■ **Aim of the task**: Repeat the material verbatim. Images are excluded from the copy.
==== Given records
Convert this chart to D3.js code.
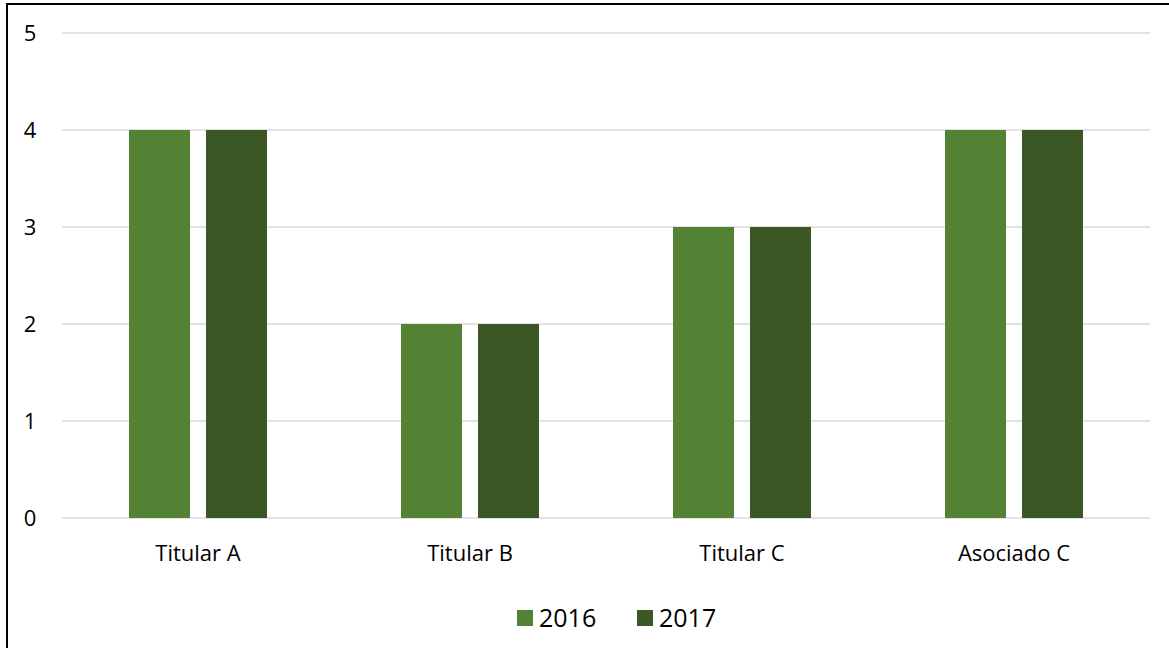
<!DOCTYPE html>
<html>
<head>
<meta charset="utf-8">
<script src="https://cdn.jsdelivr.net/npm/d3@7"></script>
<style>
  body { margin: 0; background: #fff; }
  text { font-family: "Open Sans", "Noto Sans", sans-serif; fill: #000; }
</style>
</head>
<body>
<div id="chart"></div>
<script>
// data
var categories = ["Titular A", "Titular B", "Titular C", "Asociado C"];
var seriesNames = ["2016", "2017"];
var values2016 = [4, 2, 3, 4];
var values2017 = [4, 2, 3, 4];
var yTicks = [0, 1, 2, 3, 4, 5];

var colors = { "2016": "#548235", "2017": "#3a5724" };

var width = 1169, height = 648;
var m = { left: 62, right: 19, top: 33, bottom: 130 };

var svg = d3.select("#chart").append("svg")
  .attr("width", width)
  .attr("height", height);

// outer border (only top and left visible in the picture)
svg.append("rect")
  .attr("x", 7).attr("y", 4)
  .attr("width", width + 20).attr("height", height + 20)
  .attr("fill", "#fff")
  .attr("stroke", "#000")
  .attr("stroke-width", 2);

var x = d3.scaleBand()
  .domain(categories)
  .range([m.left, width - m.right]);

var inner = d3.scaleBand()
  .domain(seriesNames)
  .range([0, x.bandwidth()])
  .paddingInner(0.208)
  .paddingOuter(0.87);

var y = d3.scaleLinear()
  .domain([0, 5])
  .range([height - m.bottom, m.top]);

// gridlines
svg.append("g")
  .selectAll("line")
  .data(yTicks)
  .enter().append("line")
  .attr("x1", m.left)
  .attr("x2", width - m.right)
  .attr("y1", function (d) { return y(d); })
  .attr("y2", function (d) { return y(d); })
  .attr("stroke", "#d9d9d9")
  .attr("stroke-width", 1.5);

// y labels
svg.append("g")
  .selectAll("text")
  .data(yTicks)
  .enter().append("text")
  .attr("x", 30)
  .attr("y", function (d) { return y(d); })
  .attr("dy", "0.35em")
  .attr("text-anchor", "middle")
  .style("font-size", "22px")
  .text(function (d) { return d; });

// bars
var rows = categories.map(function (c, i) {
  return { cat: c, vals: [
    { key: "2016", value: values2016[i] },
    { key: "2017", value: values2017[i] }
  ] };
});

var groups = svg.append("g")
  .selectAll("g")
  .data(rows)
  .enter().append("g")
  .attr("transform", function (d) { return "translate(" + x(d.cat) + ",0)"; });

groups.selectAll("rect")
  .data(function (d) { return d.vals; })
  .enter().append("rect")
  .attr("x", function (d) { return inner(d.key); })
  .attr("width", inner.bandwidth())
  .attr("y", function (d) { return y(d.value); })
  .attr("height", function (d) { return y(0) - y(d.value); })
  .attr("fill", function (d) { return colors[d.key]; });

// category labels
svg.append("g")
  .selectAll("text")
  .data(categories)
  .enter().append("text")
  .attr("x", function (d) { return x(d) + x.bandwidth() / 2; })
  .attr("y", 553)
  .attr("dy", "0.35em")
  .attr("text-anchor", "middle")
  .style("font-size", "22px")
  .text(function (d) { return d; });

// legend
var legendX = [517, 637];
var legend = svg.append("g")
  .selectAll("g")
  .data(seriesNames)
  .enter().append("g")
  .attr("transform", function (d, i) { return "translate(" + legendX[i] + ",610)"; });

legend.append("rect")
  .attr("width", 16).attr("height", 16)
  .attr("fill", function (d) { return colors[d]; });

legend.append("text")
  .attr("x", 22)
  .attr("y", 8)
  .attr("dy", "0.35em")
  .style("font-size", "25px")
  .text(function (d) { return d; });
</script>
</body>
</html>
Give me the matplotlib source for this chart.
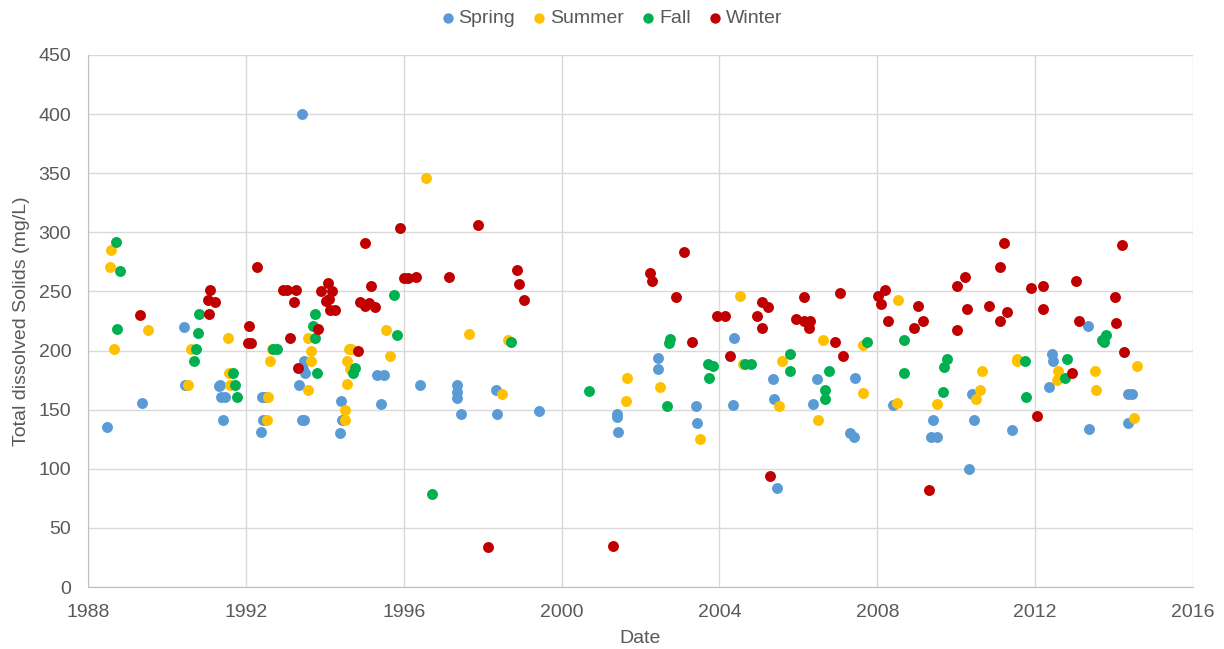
========
■ **Written solution**:
Convert this chart to D3.js code.
<!DOCTYPE html>
<html>
<head>
<meta charset="utf-8">
<script src="https://cdn.jsdelivr.net/npm/d3@7"></script>
<style>
  body { margin: 0; background: #fff; }
  text { font-family: "Open Sans", "Noto Sans", sans-serif; fill: #000; }
</style>
</head>
<body>
<div id="chart"></div>
<script>
// data
var categories = ["Titular A", "Titular B", "Titular C", "Asociado C"];
var seriesNames = ["2016", "2017"];
var values2016 = [4, 2, 3, 4];
var values2017 = [4, 2, 3, 4];
var yTicks = [0, 1, 2, 3, 4, 5];

var colors = { "2016": "#548235", "2017": "#3a5724" };

var width = 1169, height = 648;
var m = { left: 62, right: 19, top: 33, bottom: 130 };

var svg = d3.select("#chart").append("svg")
  .attr("width", width)
  .attr("height", height);

// outer border (only top and left visible in the picture)
svg.append("rect")
  .attr("x", 7).attr("y", 4)
  .attr("width", width + 20).attr("height", height + 20)
  .attr("fill", "#fff")
  .attr("stroke", "#000")
  .attr("stroke-width", 2);

var x = d3.scaleBand()
  .domain(categories)
  .range([m.left, width - m.right]);

var inner = d3.scaleBand()
  .domain(seriesNames)
  .range([0, x.bandwidth()])
  .paddingInner(0.208)
  .paddingOuter(0.87);

var y = d3.scaleLinear()
  .domain([0, 5])
  .range([height - m.bottom, m.top]);

// gridlines
svg.append("g")
  .selectAll("line")
  .data(yTicks)
  .enter().append("line")
  .attr("x1", m.left)
  .attr("x2", width - m.right)
  .attr("y1", function (d) { return y(d); })
  .attr("y2", function (d) { return y(d); })
  .attr("stroke", "#d9d9d9")
  .attr("stroke-width", 1.5);

// y labels
svg.append("g")
  .selectAll("text")
  .data(yTicks)
  .enter().append("text")
  .attr("x", 30)
  .attr("y", function (d) { return y(d); })
  .attr("dy", "0.35em")
  .attr("text-anchor", "middle")
  .style("font-size", "22px")
  .text(function (d) { return d; });

// bars
var rows = categories.map(function (c, i) {
  return { cat: c, vals: [
    { key: "2016", value: values2016[i] },
    { key: "2017", value: values2017[i] }
  ] };
});

var groups = svg.append("g")
  .selectAll("g")
  .data(rows)
  .enter().append("g")
  .attr("transform", function (d) { return "translate(" + x(d.cat) + ",0)"; });

groups.selectAll("rect")
  .data(function (d) { return d.vals; })
  .enter().append("rect")
  .attr("x", function (d) { return inner(d.key); })
  .attr("width", inner.bandwidth())
  .attr("y", function (d) { return y(d.value); })
  .attr("height", function (d) { return y(0) - y(d.value); })
  .attr("fill", function (d) { return colors[d.key]; });

// category labels
svg.append("g")
  .selectAll("text")
  .data(categories)
  .enter().append("text")
  .attr("x", function (d) { return x(d) + x.bandwidth() / 2; })
  .attr("y", 553)
  .attr("dy", "0.35em")
  .attr("text-anchor", "middle")
  .style("font-size", "22px")
  .text(function (d) { return d; });

// legend
var legendX = [517, 637];
var legend = svg.append("g")
  .selectAll("g")
  .data(seriesNames)
  .enter().append("g")
  .attr("transform", function (d, i) { return "translate(" + legendX[i] + ",610)"; });

legend.append("rect")
  .attr("width", 16).attr("height", 16)
  .attr("fill", function (d) { return colors[d]; });

legend.append("text")
  .attr("x", 22)
  .attr("y", 8)
  .attr("dy", "0.35em")
  .style("font-size", "25px")
  .text(function (d) { return d; });
</script>
</body>
</html>
Give me the matplotlib source for this chart.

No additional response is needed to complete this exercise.